Édito

Le climat, grand absent de la politique monétaire

Le climat, grand absent de la politique monétaire
Si la BNS avait été saisie par la grâce climatique et avait désinvesti 7,4 milliards de francs qu’elle a placés dans les entreprises les plus polluantes pour les réorienter vers des projets plus vertueux en la matière, elle aurait divisé par deux son empreinte carbone. KEYSTONE / prétexte
Climat

La politique de la Banque nationale suisse (BNS) est en contradiction avec celle voulue par le Conseil fédéral. En tous les cas pour ce qui est du climat. Les placements de l’établissement national doublent en fait les émissions de CO2 générées par la Suisse! C’est ce que met en évidence une étude commanditée par les Artisans de la transition, une association sœur de La RevueDurable, et qui a été publiée mardi1>Ce rapport peut être téléchargé sur www.artisansdelatransition.org.

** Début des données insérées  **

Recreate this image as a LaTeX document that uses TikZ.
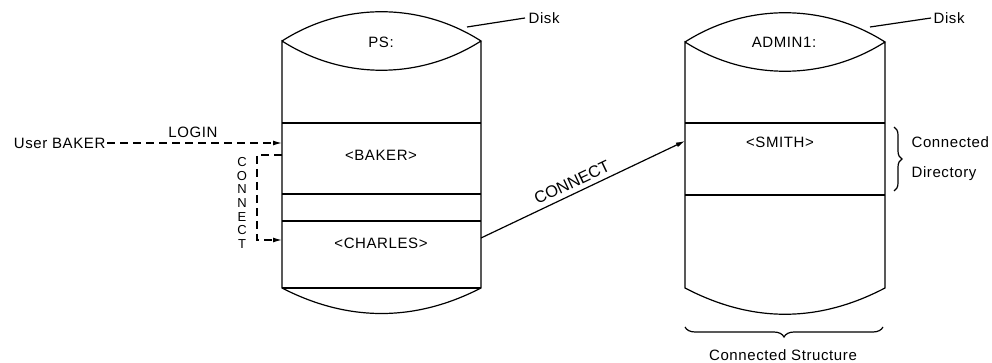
\documentclass[tikz,border=0pt]{standalone}
\usepackage{fontspec}
\setmainfont[LetterSpace=4]{Liberation Sans}
\newfontfamily\plainsans{Liberation Sans}
\usetikzlibrary{arrows.meta,decorations.pathreplacing}
\begin{document}
\begin{tikzpicture}[x=1pt,y=-1pt,
  line width=1.2pt,
  lbl/.style={font=\fontsize{15}{17}\selectfont, inner sep=0pt, text height=11pt, text depth=0pt},
  dsh/.style={dash pattern=on 8pt off 5pt},
  arr/.style={-{Latex[length=9pt,width=5pt]}},
  brc/.style={decorate, decoration={brace, amplitude=#1}},
]
\useasboundingbox (0,0) rectangle (992,363);

% left cylinder
\coordinate (LTL) at (282,41); \coordinate (LTR) at (481,41);
\coordinate (LBL) at (282,288); \coordinate (LBR) at (481,288);
\draw (LTL) .. controls (343,2) and (420,2) .. (LTR)
      .. controls (420,80) and (343,80) .. (LTL) -- (LBL)
      .. controls (348,322) and (415,322) .. (LBR) -- (LTR);
\draw (LBL) -- (LBR);
\draw (282,123) -- (481,123);
\draw (282,194) -- (481,194);
\draw (282,221) -- (481,221);

% right cylinder
\coordinate (RTL) at (685,42); \coordinate (RTR) at (885,42);
\coordinate (RBL) at (685,288); \coordinate (RBR) at (885,288);
\draw (RTL) .. controls (746,3) and (824,3) .. (RTR)
      .. controls (824,81) and (746,81) .. (RTL) -- (RBL)
      .. controls (752,323) and (818,323) .. (RBR) -- (RTR);
\draw (685,123) -- (885,123);
\draw (685,195) -- (885,195);

% texts in cylinders
\node[lbl] (ps) at (381,42) {PS:};
\node[lbl] (baker) at (381,155) {<BAKER>};
\node[lbl] (charles) at (381,243) {<CHARLES>};
\node[lbl] (admin) at (784,42) {ADMIN1:};
\node[lbl] (smith) at (780,142) {<SMITH>};

% disk labels
\node[lbl, anchor=west, inner sep=3pt] (disk1) at (525,18) {Disk};
\coordinate (d1) at (467,27);
\draw (d1) -- (disk1.west);
\node[lbl, anchor=west, inner sep=2pt] (disk2) at (931,18) {Disk};
\coordinate (d2) at (870,27);
\draw (d2) -- (disk2.west);

% login
\node[lbl, anchor=east, inner sep=1pt] (user) at (107,143) {User BAKER};
\coordinate (loginend) at (282,143);
\draw[dsh, arr] (user.east) -- (loginend);
\node[lbl] (login) at (193,132) {LOGIN};

% connect bracket
\coordinate (bs) at (282,155);
\coordinate (be) at (282,240);
\draw[dsh, arr] (bs) -- ++(-25,0) |- (be);
\node[font=\fontsize{13}{13.6}\selectfont, align=center, inner sep=0pt] (vc) at (242,203) {C\\O\\N\\N\\E\\C\\T};

% connect diagonal
\coordinate (cs) at (481,238);
\coordinate (ce) at (685,141);
\draw[arr] (cs) -- node[lbl, font=\plainsans\fontsize{16.5}{18}\selectfont, sloped, above=5pt, pos=0.47] (clbl) {CONNECT} (ce);

% braces
\draw[brc=8pt] (894,127) -- (894,191);
\node[lbl, anchor=west] (cd1) at (911,142) {Connected};
\node[lbl, anchor=west] (cd2) at (911,172) {Directory};
\draw[brc=10pt] (883,327) -- (685,327);
\node[lbl] (cs2) at (783,355) {Connected Structure};
\end{tikzpicture}
\end{document}
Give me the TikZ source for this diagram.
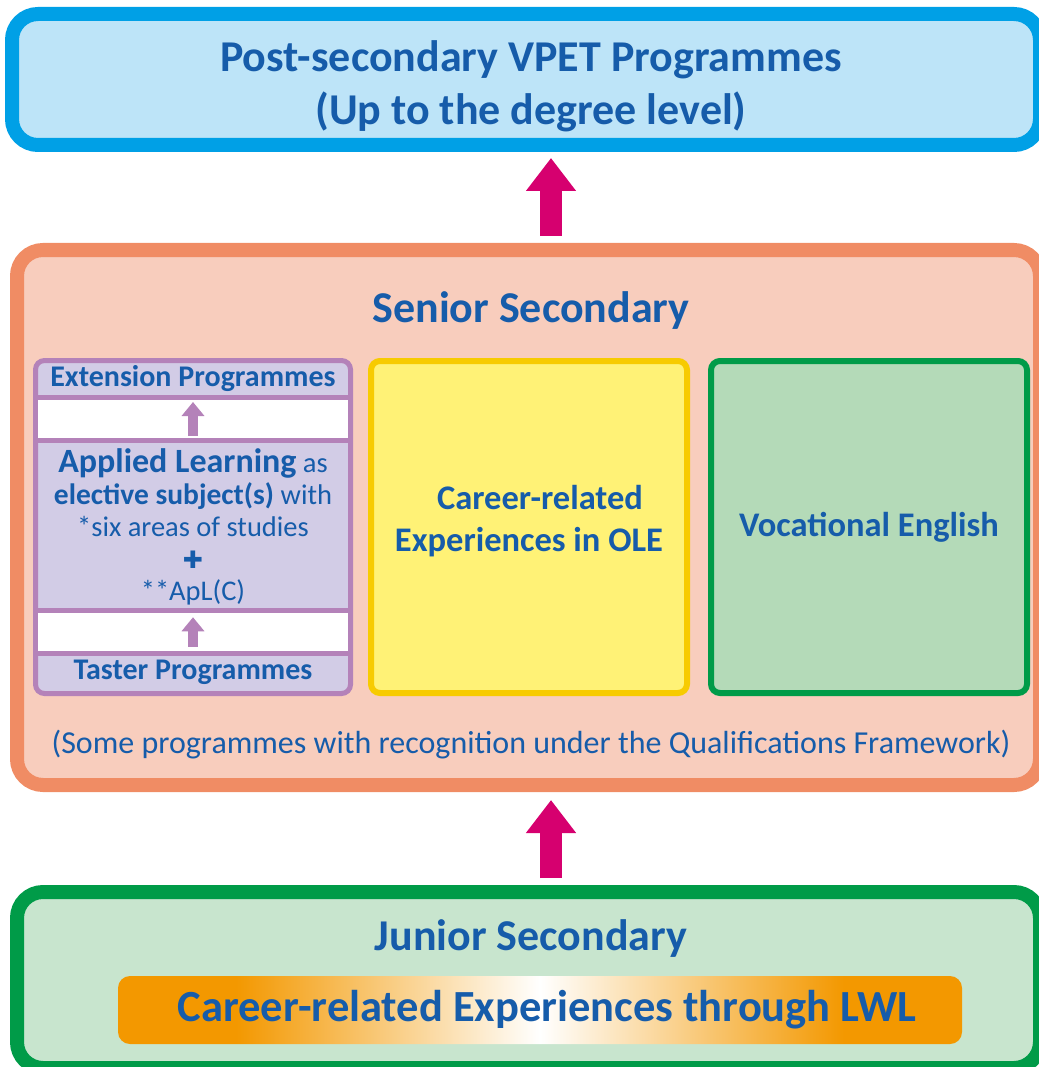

Il y a un peu plus d’une année, un premier rapport avait été rendu sur la base des investissements de la BNS aux seuls Etats-Unis. Dans ce pays, une transparence boursière permet ce genre d’audit. Le document présenté mardi est plus complet et couvre environ 60% des placements en actions de la banque. Soit environ 92 milliards de francs. Résultat: la BNS promeut une hausse de la température de 4 à 5 degrés, selon les calculs de l’étude.

Cette dernière se veut pédagogique et prospective: si la BNS avait été saisie par la grâce climatique et avait désinvesti 7,4 milliards de francs qu’elle a placés dans les entreprises les plus polluantes pour les réorienter vers des projets plus vertueux en la matière, elle aurait divisé par deux son empreinte carbone.
Et elle aurait fait une bonne affaire: ses résultats financiers auraient été améliorés de quelque 20 milliards de francs. Car les investissements dans le gaz de schiste et autres secteurs polluants sont à risques. La politique de la BNS est donc irrationnelle tant sur le plan de la durabilité que sur le plan économique.

Une obstination que ne partagent d’ailleurs pas forcément les autres banques centrales qui tentent de se doter de moyens pour lutter contre le réchauffement climatique, notamment en imaginant des outils économiques à même de réorienter les marchés financiers.

Au niveau fédéral, une initiative parlementaire portée par la verte Adèle Thorens propose de son côté de modifier la loi sur la BNS pour l’obliger à respecter l’article 2 de la Constitution fédérale. En clair: l’amener à inclure dans sa politique les critères de durabilité et pas seulement la stabilité de la monnaie nationale.

La question qui est posée est donc bien celle – une fois de plus! – du contrôle du politique sur notre banque centrale. On l’avait vu lors de l’épisode du franc fort, on le constate une nouvelle fois sur le sujet bien plus grave et urgent de l’avenir de la vie humaine sur notre planète.